Are you called to lead?
Taking on the role of leader is not an easy task. It requires self-confidence, skills in listening and negotiation, but most of all it requires a strong spiritual core.
Nothing builds one's confidence more than appreciation and respect, regardless of whether there is agreement or argument about issues. Differences of opinion are to be expected, so a leader must open the space for all within the group to be heard. Because we are from varied cultural backgrounds, we also offer our perspectives with distinct styles that may or may not be understood by others. However, negotiation is the key to achieving any agreed upon decision, but it is the responsibility of the whole group, not only the leader.
Unfortunately, leaders are sometimes not appreciated or respected no matter who they are. An aspiring leader is met with suspicion that he or she is simply seeking power and control over others. It is confusing because on the one hand people expect the leader to take charge, but on the other hand they are criticized for doing so.
So it is not unusual for many to avoid being a leader. But many among us are blessed with the gifts required for leadership that should be shared with others. Many among us are called to assume leadership in the UCC.

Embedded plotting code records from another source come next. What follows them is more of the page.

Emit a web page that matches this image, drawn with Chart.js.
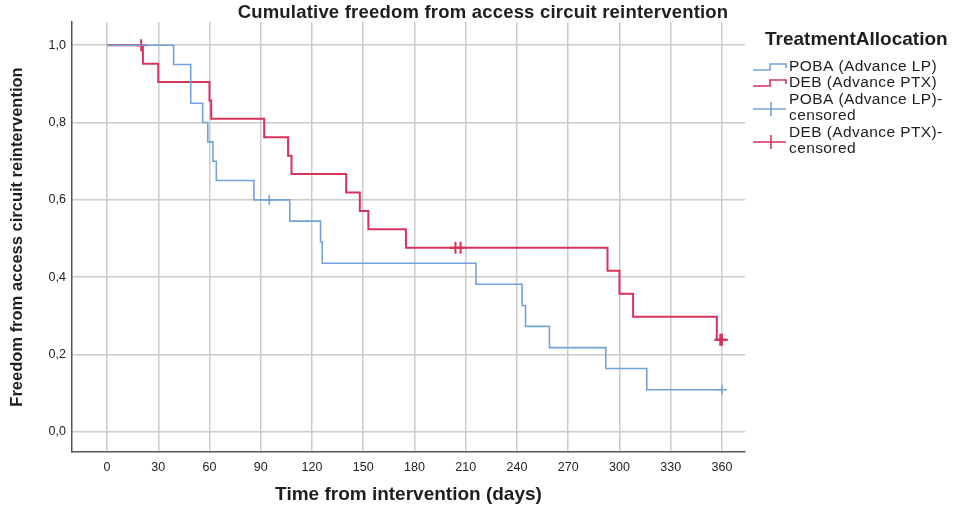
<!DOCTYPE html>
<html>
<head>
<meta charset="utf-8">
<script src="https://cdn.jsdelivr.net/npm/chart.js@4/dist/chart.umd.min.js"></script>
<style>
  html, body { margin: 0; padding: 0; background: #fff; }
  #wrap { width: 965px; height: 512px; position: relative; }
</style>
</head>
<body>
<div id="wrap"><canvas id="kmChart"></canvas></div>
<script>
// Kaplan-Meier steps (days, survival)
const pobaDays = [0, 39, 49, 56, 59, 62, 64, 86, 107, 125, 126, 216, 243, 245, 259, 292, 316, 360];
const pobaSurv = [1.0, 0.95, 0.85, 0.80, 0.75, 0.70, 0.65, 0.60, 0.545, 0.491, 0.436, 0.382, 0.327, 0.273, 0.218, 0.164, 0.109, 0.109];
const debDays = [0, 21, 30, 60, 61, 92, 106, 108, 140, 148, 153, 175, 293, 300, 308, 357, 360];
const debSurv = [1.0, 0.952, 0.905, 0.857, 0.810, 0.762, 0.714, 0.667, 0.619, 0.571, 0.524, 0.476, 0.417, 0.357, 0.298, 0.238, 0.238];

// censored marks
const pobaCensDays = [95, 360];
const pobaCensSurv = [0.60, 0.109];
const debCensDays = [20, 204, 207, 359, 360];
const debCensSurv = [1.0, 0.476, 0.476, 0.238, 0.238];

const xTicks = [0, 30, 60, 90, 120, 150, 180, 210, 240, 270, 300, 330, 360];
const yTicks = [0, 0.2, 0.4, 0.6, 0.8, 1.0];

const chartTitle = 'Cumulative freedom from access circuit reintervention';
const legendTitle = 'TreatmentAllocation';
const seriesLabels = ['POBA (Advance LP)', 'DEB (Advance PTX)', 'POBA (Advance LP)-censored', 'DEB (Advance PTX)-censored'];

const blue = '#72a2da';
const red = '#d6325c';
const fontFam = '"Liberation Sans", Arial, sans-serif';

const toPoints = (xs, ys) => xs.map((x, i) => ({ x: x, y: ys[i] }));

// title + legend drawn by hand, SPSS style
const kmDecor = {
  id: 'kmDecor',
  afterDraw(chart) {
    const ctx = chart.ctx;
    ctx.save();
    ctx.fillStyle = '#1e1e1e';
    ctx.textBaseline = 'middle';

    ctx.textAlign = 'center';
    ctx.font = 'bold 18.5px ' + fontFam;
    ctx.letterSpacing = '0.2px';
    ctx.fillText(chartTitle, 483, 13);

    ctx.textAlign = 'left';
    ctx.letterSpacing = '0px';
    ctx.font = 'bold 19px ' + fontFam;
    ctx.fillText(legendTitle, 765, 40);

    ctx.font = '15.5px ' + fontFam;
    ctx.letterSpacing = '0.4px';
    const tx = 789;
    const rows = [67, 83, 100, 116, 133, 149];

    const stepIcon = (y, color) => {
      ctx.strokeStyle = color;
      ctx.lineWidth = 1.6;
      ctx.beginPath();
      ctx.moveTo(753, y + 3);
      ctx.lineTo(770, y + 3);
      ctx.lineTo(770, y - 3);
      ctx.lineTo(786, y - 3);
      ctx.lineTo(786, y + 1);
      ctx.stroke();
    };
    const crossIcon = (y, color) => {
      ctx.strokeStyle = color;
      ctx.lineWidth = 1.6;
      ctx.beginPath();
      ctx.moveTo(753, y);
      ctx.lineTo(786, y);
      ctx.moveTo(771, y - 7);
      ctx.lineTo(771, y + 7);
      ctx.stroke();
    };

    stepIcon(rows[0], blue);
    ctx.fillText(seriesLabels[0], tx, rows[0]);
    stepIcon(rows[1], red);
    ctx.fillText(seriesLabels[1], tx, rows[1]);

    crossIcon((rows[2] + rows[3]) / 2 + 1, blue);
    const p1 = seriesLabels[2].split('-');
    ctx.fillText(p1[0] + '-', tx, rows[2]);
    ctx.fillText(p1[1], tx, rows[3]);

    crossIcon((rows[4] + rows[5]) / 2 + 1, red);
    const p2 = seriesLabels[3].split('-');
    ctx.fillText(p2[0] + '-', tx, rows[4]);
    ctx.fillText(p2[1], tx, rows[5]);
    ctx.restore();
  }
};

new Chart(document.getElementById('kmChart'), {
  type: 'line',
  data: {
    datasets: [
      {
        label: seriesLabels[0],
        data: toPoints(pobaDays, pobaSurv),
        stepped: true,
        borderColor: blue,
        borderWidth: 1.6,
        pointRadius: 0,
        fill: false
      },
      {
        label: seriesLabels[1],
        data: toPoints(debDays, debSurv),
        stepped: true,
        borderColor: red,
        borderWidth: 2,
        pointRadius: 0,
        fill: false
      },
      {
        label: seriesLabels[2],
        data: toPoints(pobaCensDays, pobaCensSurv),
        showLine: false,
        pointStyle: 'cross',
        pointRadius: 5,
        pointBorderWidth: 1.5,
        borderColor: blue,
        backgroundColor: blue
      },
      {
        label: seriesLabels[3],
        data: toPoints(debCensDays, debCensSurv),
        showLine: false,
        pointStyle: 'cross',
        pointRadius: 6,
        pointBorderWidth: 2,
        borderColor: red,
        backgroundColor: red
      }
    ]
  },
  options: {
    responsive: true,
    maintainAspectRatio: false,
    animation: false,
    layout: { padding: { left: 0, right: 220, top: 22, bottom: 0 } },
    plugins: {
      legend: { display: false },
      tooltip: { enabled: false },
      title: { display: false }
    },
    scales: {
      x: {
        type: 'linear',
        min: -20.5,
        max: 373.5,
        afterBuildTicks: (scale) => { scale.ticks = xTicks.map(v => ({ value: v })); },
        afterFit: (scale) => { scale.height = 60; },
        grid: { color: '#cbcbcb', lineWidth: 1.5, drawTicks: false },
        border: { color: '#555', width: 1.5 },
        ticks: {
          padding: 8,
          color: '#222',
          font: { family: fontFam, size: 12.5 },
          callback: (v) => v
        },
        title: {
          display: true,
          text: 'Time from intervention (days)',
          color: '#1e1e1e',
          font: { family: fontFam, size: 19, weight: 'bold' },
          padding: { top: 0, bottom: 6 }
        }
      },
      y: {
        min: -0.052,
        max: 1.06,
        afterBuildTicks: (scale) => { scale.ticks = yTicks.map(v => ({ value: v })); },
        afterFit: (scale) => { scale.width = 72; },
        grid: { color: '#cbcbcb', lineWidth: 1.5, drawTicks: false },
        border: { color: '#555', width: 1.5 },
        ticks: {
          padding: 6,
          color: '#222',
          font: { family: fontFam, size: 12.5 },
          callback: (v) => v.toFixed(1).replace('.', ',')
        },
        title: {
          display: true,
          text: 'Freedom from access circuit reintervention',
          color: '#1e1e1e',
          font: { family: fontFam, size: 16.5, weight: 'bold' },
          padding: { top: 8, bottom: 0 }
        }
      }
    }
  },
  plugins: [kmDecor]
});
</script>
</body>
</html>
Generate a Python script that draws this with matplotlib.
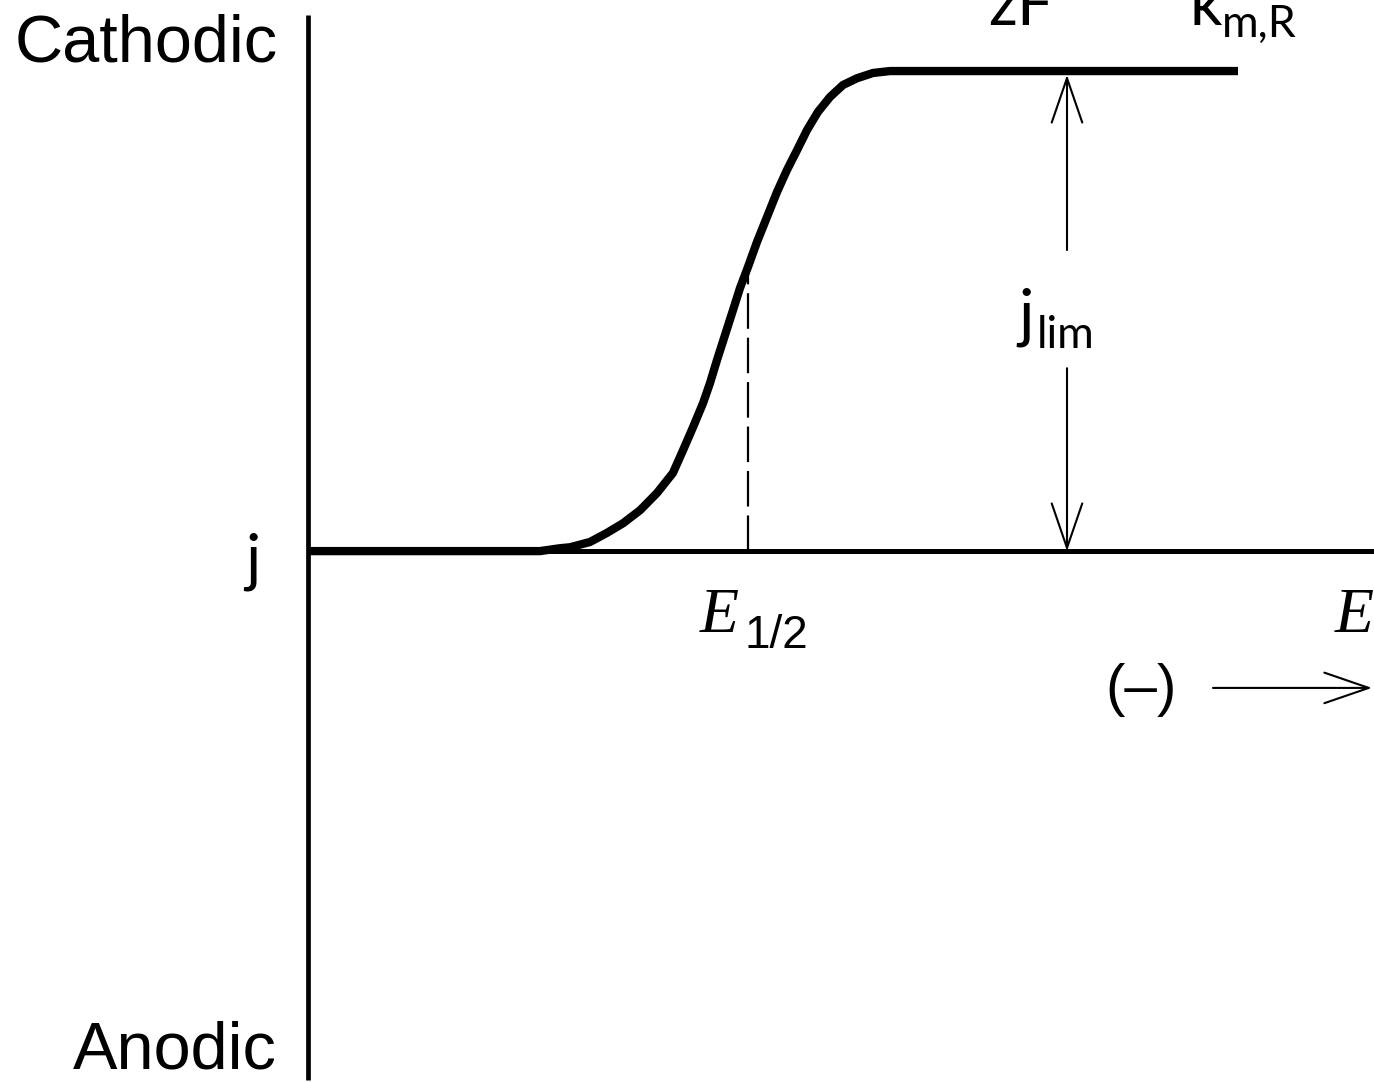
import numpy as np
import matplotlib
matplotlib.use("Agg")
import matplotlib.pyplot as plt

# polarisation curve: potential (arb. units) vs current (j / j_lim)
E_curve = [0.00, 2.32, 2.52, 2.62, 2.82, 2.99, 3.15, 3.32, 3.49, 3.65, 3.75,
           3.85, 3.95, 4.02, 4.09, 4.17, 4.25, 4.32, 4.40, 4.49, 4.59, 4.69,
           4.79, 4.89, 4.99, 5.10, 5.22, 5.35, 5.49, 5.65, 5.82, 6.32, 9.30]
j_curve = [0.000, 0.000, 0.006, 0.008, 0.019, 0.038, 0.058, 0.085, 0.121, 0.163, 0.210,
           0.258, 0.308, 0.350, 0.398, 0.450, 0.502, 0.548, 0.592, 0.644, 0.696, 0.748,
           0.794, 0.835, 0.877, 0.915, 0.946, 0.971, 0.985, 0.996, 1.000, 1.000, 1.000]

E_half = 4.40
j_half = 0.592
E_lim = 7.59        # where the j_lim arrow sits
j_gap = [0.627, 0.381]   # break in the arrow for its label

fig = plt.figure(figsize=(13.74, 10.83), dpi=100)
ax = fig.add_axes([0, 0, 1, 1])
ax.set_xlim(-3.08, 10.66)
ax.set_ylim(-1.108, 1.148)
ax.axis('off')

# axes
ax.plot([0, 0], [-1.102, 1.117], color='black', lw=3.4, solid_capstyle='butt')
ax.plot([0, 10.66], [0, 0], color='black', lw=3.6, solid_capstyle='butt')

# curve
ax.plot(E_curve, j_curve, color='black', lw=6, solid_capstyle='butt', solid_joinstyle='round')

# half-wave potential marker
ax.plot([E_half, E_half], [0, j_half], color='black', lw=1.6, dashes=(16, 4))

# limiting current double arrow
aprops = dict(arrowstyle='->,head_length=1.6,head_width=0.55', color='black',
              lw=1.5, shrinkA=0, shrinkB=0, mutation_scale=20)
ax.annotate('', xy=(E_lim, 0.992), xytext=(E_lim, j_gap[0]), arrowprops=aprops)
ax.annotate('', xy=(E_lim, 0.0), xytext=(E_lim, j_gap[1]), arrowprops=aprops)

# potential direction arrow
ax.annotate('', xy=(10.64, -0.285), xytext=(9.05, -0.285), arrowprops=aprops)

helv = 'Liberation Sans'
cal = 'Lato'
ax.text(-0.30, 1.019, 'Cathodic', family=helv, fontsize=48, ha='right', va='baseline')
ax.text(-0.31, -1.077, 'Anodic', family=helv, fontsize=48, ha='right', va='baseline')
ax.text(-0.63, -0.06, 'j', family=cal, fontsize=46, ha='left', va='baseline')

ax.text(7.10, 0.450, 'j', family=cal, fontsize=47, ha='left', va='baseline')
ax.text(7.29, 0.423, 'lim', family=cal, fontsize=32, ha='left', va='baseline')

ax.text(6.80, 1.096, 'zF', family=cal, fontsize=46, ha='left', va='baseline')
ax.text(8.82, 1.096, 'k', family=cal, fontsize=46, ha='left', va='baseline')
ax.text(9.14, 1.071, 'm,R', family=cal, fontsize=32, ha='left', va='baseline')

ax.text(3.92, -0.169, 'E', family='Liberation Serif', style='italic', fontsize=46,
        ha='left', va='baseline')
ax.text(4.37, -0.202, '1/2', family=helv, fontsize=33, ha='left', va='baseline')
ax.text(10.27, -0.169, 'E', family='Liberation Serif', style='italic', fontsize=46,
        ha='left', va='baseline')
ax.text(7.97, -0.321, '(\u2013)', family=helv, fontsize=42, ha='left', va='baseline')

fig.savefig('out.png', dpi=100)
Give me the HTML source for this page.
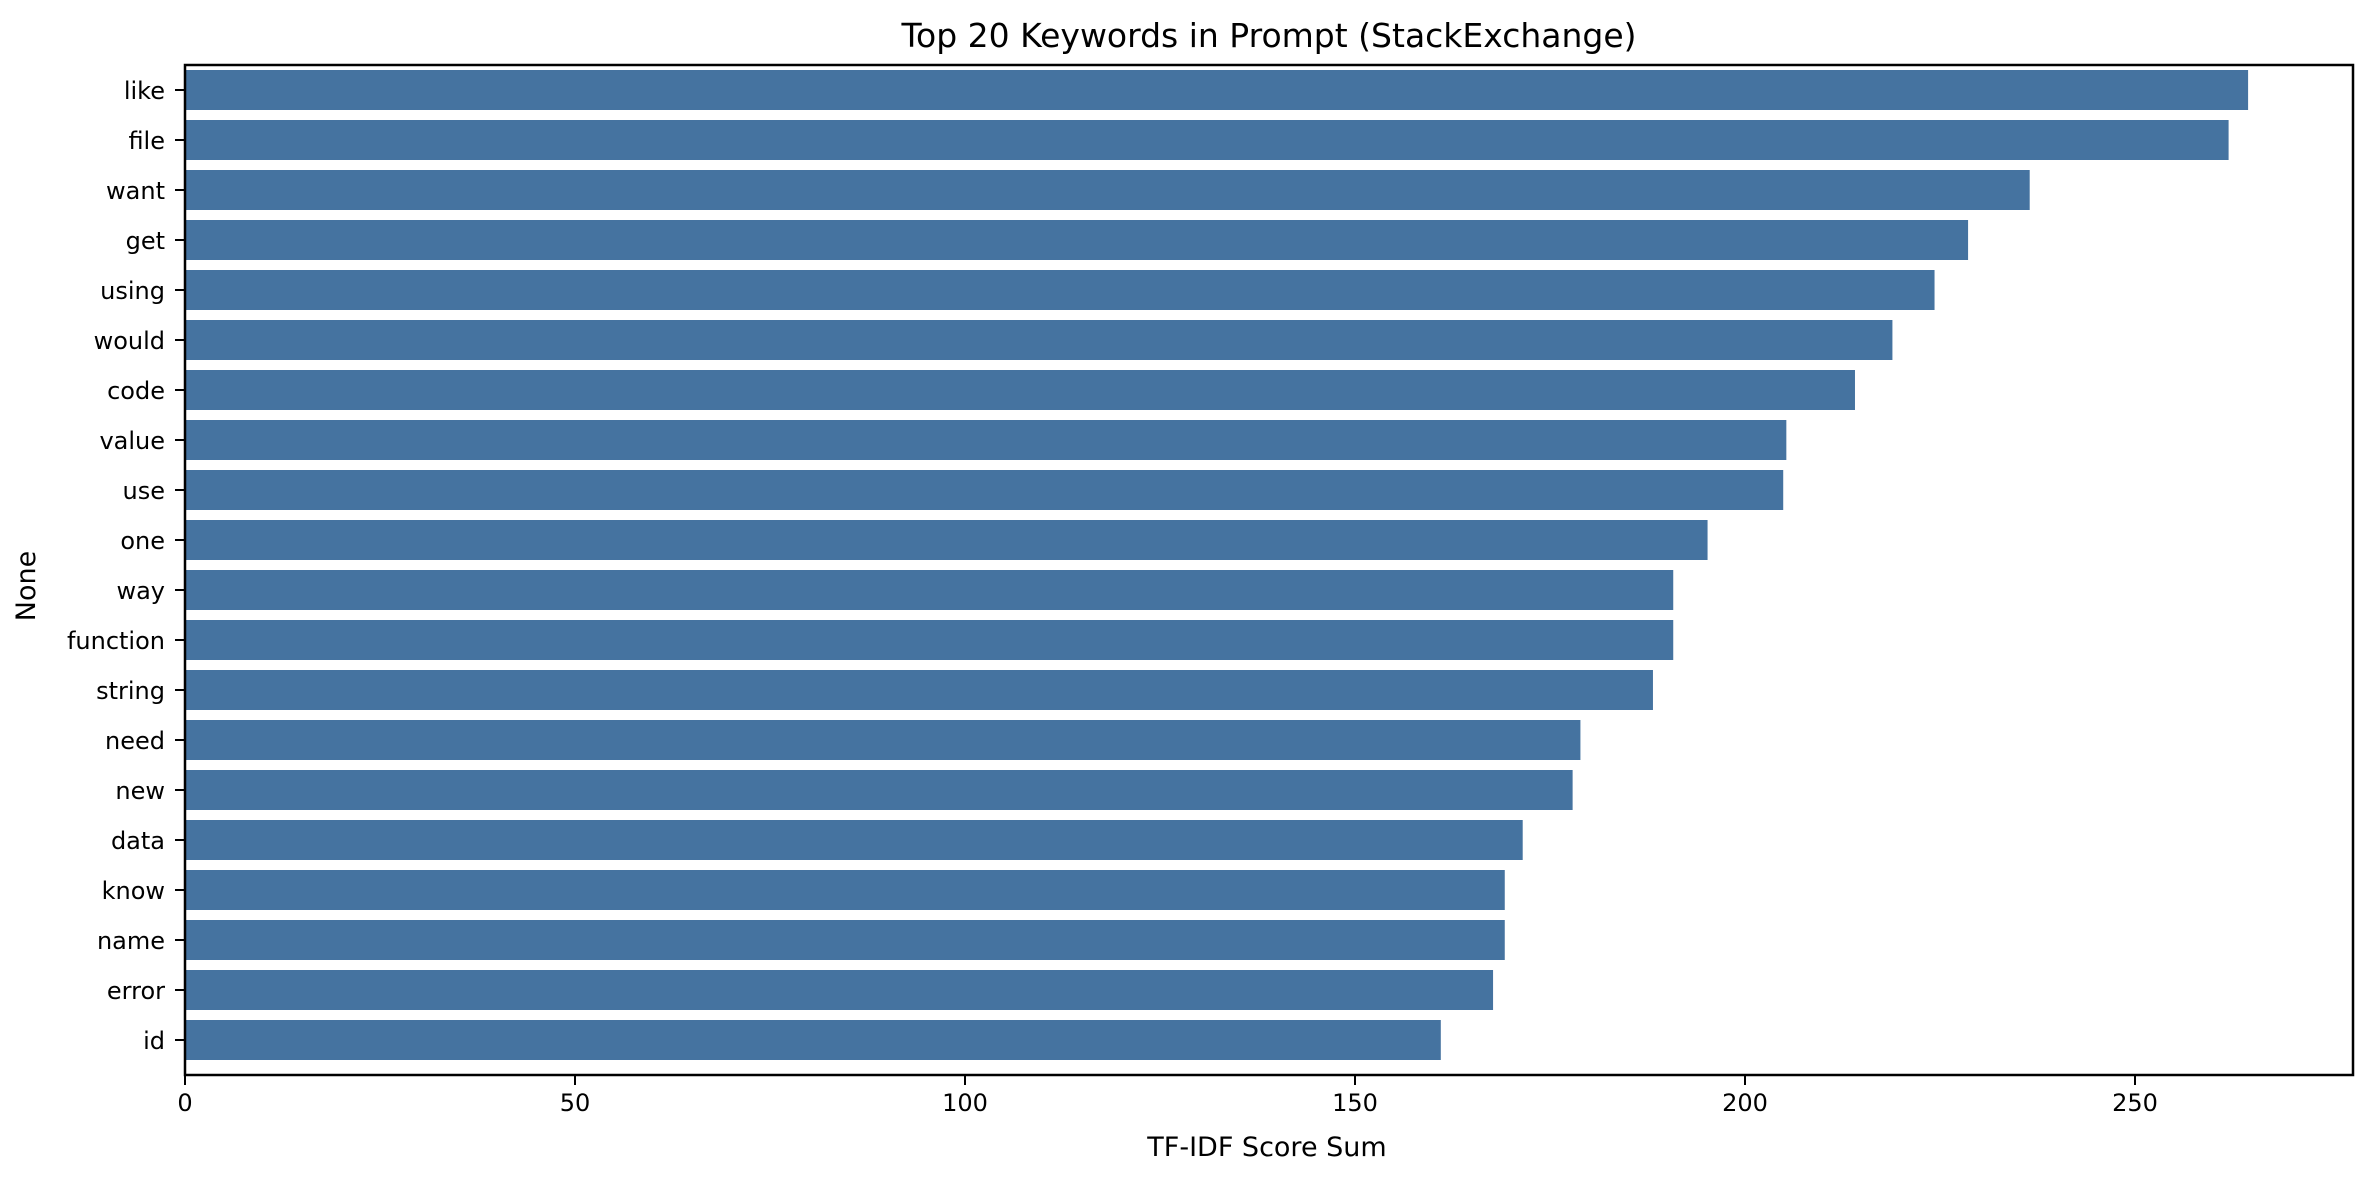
<!DOCTYPE html>
<html><head><style>body{margin:0;background:#fff}</style></head><body>
<svg width="2374" height="1174" xmlns="http://www.w3.org/2000/svg" font-family="'DejaVu Sans','Liberation Sans',sans-serif" fill="#262626">
<rect width="2374" height="1174" fill="#fff"/>
<g id="bars" fill="#4573a0"></g>
<rect x="185" y="65" width="2168" height="1010" fill="none" stroke="#000" stroke-width="2.5"/>
<text x="1269" y="47" font-size="33" text-anchor="middle" fill="#000">Top 20 Keywords in Prompt (StackExchange)</text>
<text x="1267" y="1156" font-size="27" text-anchor="middle" fill="#000">TF-IDF Score Sum</text>
<text transform="translate(35,586) rotate(-90)" font-size="27" text-anchor="middle" fill="#000">None</text>
<g id="yt"></g><g id="xt"></g>
<script>
var d=[["like",264.5],["file",262],["want",236.5],["get",228.6],["using",224.3],["would",218.9],["code",214.1],["value",205.3],["use",204.9],["one",195.2],["way",190.8],["function",190.8],["string",188.2],["need",178.9],["new",177.9],["data",171.5],["know",169.2],["name",169.2],["error",167.7],["id",161.0]];
var ns="http://www.w3.org/2000/svg",b=document.getElementById("bars"),yt=document.getElementById("yt"),xt=document.getElementById("xt");
function el(p,t,a,s){var e=document.createElementNS(ns,t);for(var k in a)e.setAttribute(k,a[k]);if(s!==undefined)e.textContent=s;p.appendChild(e);}
d.forEach(function(r,i){var c=90+i*50;
el(b,"rect",{x:186,y:c-20,width:r[1]*7.8-1,height:40});
el(yt,"line",{x1:175,x2:185,y1:c,y2:c,stroke:"#000","stroke-width":2});
el(yt,"text",{x:165,y:c+9,"font-size":24,"text-anchor":"end",fill:"#000"},r[0]);});
[0,50,100,150,200,250].forEach(function(v){var x=185+v*7.8;
el(xt,"line",{x1:x,x2:x,y1:1075,y2:1085,stroke:"#000","stroke-width":2});
el(xt,"text",{x:x,y:1111,"font-size":24,"text-anchor":"middle",fill:"#000"},String(v));});
</script>
</svg>
</body></html>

Exercising leadership in the church is similar in many ways to other non-religious settings. The unique nature of church leadership is that our spiritual core relies on a deep and abiding faith in God. As Christians, Jesus Christ must always be present in our minds, hearts and souls in our interactions and decision-making.
I am reminded of Margaret Benefiel's book, "Soul at Work." Benefiel reminds us that awareness of our soul (or spirituality) plays a crucial role in leadership and organizational life. She defines spirituality as awareness of the "human spirit, fully engaged."
The UCC is now called to be fully engaged by welcoming the Stillspeaking God into our midst as we make the decision about who we call to lead us as General Minister and President. Leadership transitions are healthy in every setting of the church — in the local church, the Conference or at the national setting. However, it is normal to be nervous about change.
Many are very worried because our faithful and extraordinary GMP, the Rev. John H. Thomas, completes his service in this role at next year's General Synod.
The search committee, of which I am a part, takes its responsibility very seriously. While we acknowledge this anxious time for the church, we are convinced that a faithful and spirit-filled leader will emerge. We invite every member of this beloved church into discernment with those who may consider this call. We are comforted by knowing that God's Holy Spirit will be with us during this important leadership transition.
Self-confidence and particular skills are certainly important to effective leadership. A supportive community is truly a blessing, but the faithful leader is sustained by God's ever present grace.
The Rev. M. Linda Jaramillo, a member of the General Minister and President Search Committee, is executive minister for the UCC's Justice and Witness Ministries and a member of the five-person Collegium of Officers.